## Work instructions
Write the data out again exactly, with no pictures.

## Dataset excerpt
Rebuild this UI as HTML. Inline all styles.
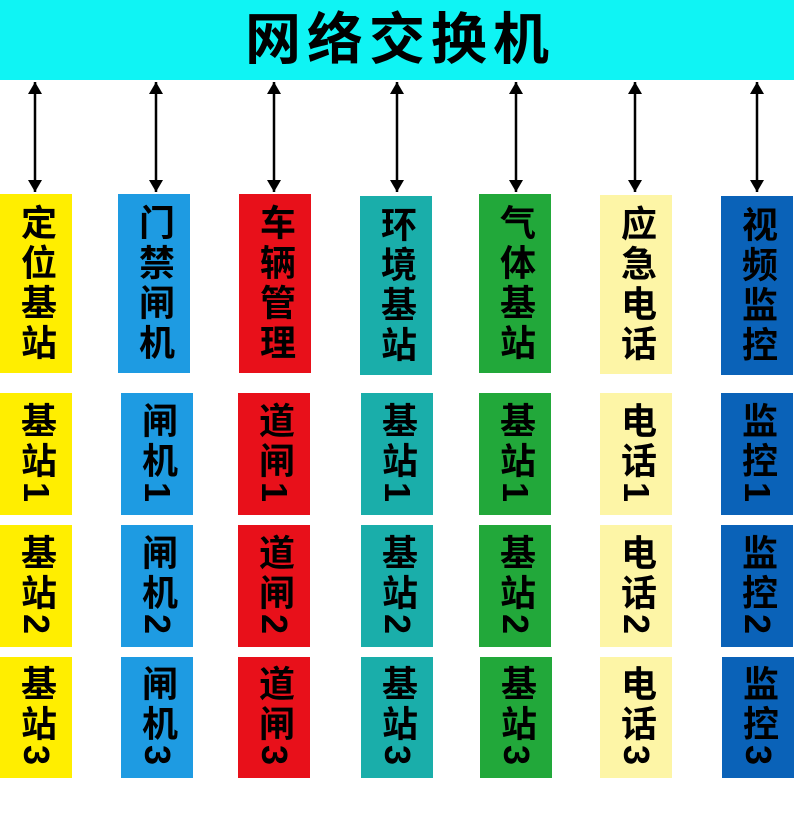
<!DOCTYPE html>
<html><head><meta charset="utf-8"><style>
body{margin:0;width:794px;height:823px;background:#fff;position:relative;overflow:hidden;font-family:"Liberation Sans","Noto Sans CJK SC",sans-serif}
.bar{position:absolute;left:0;top:0;width:794px;height:80px;background:#0ff4f4;text-align:center;font-size:56px;font-weight:bold;line-height:80px;letter-spacing:6px;text-indent:6px}
.b{position:absolute;width:72px;display:flex;align-items:center;justify-content:center}
.b span{writing-mode:vertical-rl;font-size:36px;font-weight:bold;letter-spacing:4px;color:#000;line-height:1}
</style></head><body>
<div class="bar">网络交换机</div>
<svg width="794" height="823" style="position:absolute;left:0;top:0">
<defs><marker id="a" markerWidth="14" markerHeight="14" refX="12" refY="7" orient="auto-start-reverse" markerUnits="userSpaceOnUse" viewBox="0 0 14 14"><path d="M0,0 L12,7 L0,14z" fill="#000"/></marker></defs>
<g stroke="#000" stroke-width="2.5" marker-start="url(#a)" marker-end="url(#a)">
<line x1="35" y1="82" x2="35" y2="192"/>
<line x1="156" y1="82" x2="156" y2="192"/>
<line x1="274" y1="82" x2="274" y2="192"/>
<line x1="397" y1="82" x2="397" y2="192"/>
<line x1="516" y1="82" x2="516" y2="192"/>
<line x1="635" y1="82" x2="635" y2="192"/>
<line x1="757" y1="82" x2="757" y2="192"/>
</g></svg>
<div class="b" style="left:0;top:194px;height:179px;background:#ffee00"><span>定位基站</span></div>
<div class="b" style="left:0;top:393px;height:122px;background:#ffee00"><span>基站1</span></div>
<div class="b" style="left:0;top:525px;height:122px;background:#ffee00"><span>基站2</span></div>
<div class="b" style="left:0;top:657px;height:121px;background:#ffee00"><span>基站3</span></div>
<div class="b" style="left:118px;top:194px;height:179px;background:#1e9be2"><span>门禁闸机</span></div>
<div class="b" style="left:121px;top:393px;height:122px;background:#1e9be2"><span>闸机1</span></div>
<div class="b" style="left:121px;top:525px;height:122px;background:#1e9be2"><span>闸机2</span></div>
<div class="b" style="left:121px;top:657px;height:121px;background:#1e9be2"><span>闸机3</span></div>
<div class="b" style="left:239px;top:194px;height:179px;background:#e8101a"><span>车辆管理</span></div>
<div class="b" style="left:238px;top:393px;height:122px;background:#e8101a"><span>道闸1</span></div>
<div class="b" style="left:238px;top:525px;height:122px;background:#e8101a"><span>道闸2</span></div>
<div class="b" style="left:238px;top:657px;height:121px;background:#e8101a"><span>道闸3</span></div>
<div class="b" style="left:360px;top:196px;height:179px;background:#1aaeaa"><span>环境基站</span></div>
<div class="b" style="left:361px;top:393px;height:122px;background:#1aaeaa"><span>基站1</span></div>
<div class="b" style="left:361px;top:525px;height:122px;background:#1aaeaa"><span>基站2</span></div>
<div class="b" style="left:361px;top:657px;height:121px;background:#1aaeaa"><span>基站3</span></div>
<div class="b" style="left:479px;top:194px;height:179px;background:#22a83a"><span>气体基站</span></div>
<div class="b" style="left:479px;top:393px;height:122px;background:#22a83a"><span>基站1</span></div>
<div class="b" style="left:479px;top:525px;height:122px;background:#22a83a"><span>基站2</span></div>
<div class="b" style="left:480px;top:657px;height:121px;background:#22a83a"><span>基站3</span></div>
<div class="b" style="left:600px;top:195px;height:179px;background:#fdf5a6"><span>应急电话</span></div>
<div class="b" style="left:600px;top:393px;height:122px;background:#fdf5a6"><span>电话1</span></div>
<div class="b" style="left:600px;top:525px;height:122px;background:#fdf5a6"><span>电话2</span></div>
<div class="b" style="left:600px;top:657px;height:121px;background:#fdf5a6"><span>电话3</span></div>
<div class="b" style="left:721px;top:196px;height:179px;background:#0a62b8"><span>视频监控</span></div>
<div class="b" style="left:721px;top:393px;height:122px;background:#0a62b8"><span>监控1</span></div>
<div class="b" style="left:721px;top:525px;height:122px;background:#0a62b8"><span>监控2</span></div>
<div class="b" style="left:722px;top:657px;height:121px;background:#0a62b8"><span>监控3</span></div>
</body></html>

## The reply
Rebuild this UI as HTML. Inline all styles.
<!DOCTYPE html>
<html><head><meta charset="utf-8"><style>
body{margin:0;width:794px;height:823px;background:#fff;position:relative;overflow:hidden;font-family:"Liberation Sans","Noto Sans CJK SC",sans-serif}
.bar{position:absolute;left:0;top:0;width:794px;height:80px;background:#0ff4f4;text-align:center;font-size:56px;font-weight:bold;line-height:80px;letter-spacing:6px;text-indent:6px}
.b{position:absolute;width:72px;display:flex;align-items:center;justify-content:center}
.b span{writing-mode:vertical-rl;font-size:36px;font-weight:bold;letter-spacing:4px;color:#000;line-height:1}
</style></head><body>
<div class="bar">网络交换机</div>
<svg width="794" height="823" style="position:absolute;left:0;top:0">
<defs><marker id="a" markerWidth="14" markerHeight="14" refX="12" refY="7" orient="auto-start-reverse" markerUnits="userSpaceOnUse" viewBox="0 0 14 14"><path d="M0,0 L12,7 L0,14z" fill="#000"/></marker></defs>
<g stroke="#000" stroke-width="2.5" marker-start="url(#a)" marker-end="url(#a)">
<line x1="35" y1="82" x2="35" y2="192"/>
<line x1="156" y1="82" x2="156" y2="192"/>
<line x1="274" y1="82" x2="274" y2="192"/>
<line x1="397" y1="82" x2="397" y2="192"/>
<line x1="516" y1="82" x2="516" y2="192"/>
<line x1="635" y1="82" x2="635" y2="192"/>
<line x1="757" y1="82" x2="757" y2="192"/>
</g></svg>
<div class="b" style="left:0;top:194px;height:179px;background:#ffee00"><span>定位基站</span></div>
<div class="b" style="left:0;top:393px;height:122px;background:#ffee00"><span>基站1</span></div>
<div class="b" style="left:0;top:525px;height:122px;background:#ffee00"><span>基站2</span></div>
<div class="b" style="left:0;top:657px;height:121px;background:#ffee00"><span>基站3</span></div>
<div class="b" style="left:118px;top:194px;height:179px;background:#1e9be2"><span>门禁闸机</span></div>
<div class="b" style="left:121px;top:393px;height:122px;background:#1e9be2"><span>闸机1</span></div>
<div class="b" style="left:121px;top:525px;height:122px;background:#1e9be2"><span>闸机2</span></div>
<div class="b" style="left:121px;top:657px;height:121px;background:#1e9be2"><span>闸机3</span></div>
<div class="b" style="left:239px;top:194px;height:179px;background:#e8101a"><span>车辆管理</span></div>
<div class="b" style="left:238px;top:393px;height:122px;background:#e8101a"><span>道闸1</span></div>
<div class="b" style="left:238px;top:525px;height:122px;background:#e8101a"><span>道闸2</span></div>
<div class="b" style="left:238px;top:657px;height:121px;background:#e8101a"><span>道闸3</span></div>
<div class="b" style="left:360px;top:196px;height:179px;background:#1aaeaa"><span>环境基站</span></div>
<div class="b" style="left:361px;top:393px;height:122px;background:#1aaeaa"><span>基站1</span></div>
<div class="b" style="left:361px;top:525px;height:122px;background:#1aaeaa"><span>基站2</span></div>
<div class="b" style="left:361px;top:657px;height:121px;background:#1aaeaa"><span>基站3</span></div>
<div class="b" style="left:479px;top:194px;height:179px;background:#22a83a"><span>气体基站</span></div>
<div class="b" style="left:479px;top:393px;height:122px;background:#22a83a"><span>基站1</span></div>
<div class="b" style="left:479px;top:525px;height:122px;background:#22a83a"><span>基站2</span></div>
<div class="b" style="left:480px;top:657px;height:121px;background:#22a83a"><span>基站3</span></div>
<div class="b" style="left:600px;top:195px;height:179px;background:#fdf5a6"><span>应急电话</span></div>
<div class="b" style="left:600px;top:393px;height:122px;background:#fdf5a6"><span>电话1</span></div>
<div class="b" style="left:600px;top:525px;height:122px;background:#fdf5a6"><span>电话2</span></div>
<div class="b" style="left:600px;top:657px;height:121px;background:#fdf5a6"><span>电话3</span></div>
<div class="b" style="left:721px;top:196px;height:179px;background:#0a62b8"><span>视频监控</span></div>
<div class="b" style="left:721px;top:393px;height:122px;background:#0a62b8"><span>监控1</span></div>
<div class="b" style="left:721px;top:525px;height:122px;background:#0a62b8"><span>监控2</span></div>
<div class="b" style="left:722px;top:657px;height:121px;background:#0a62b8"><span>监控3</span></div>
</body></html>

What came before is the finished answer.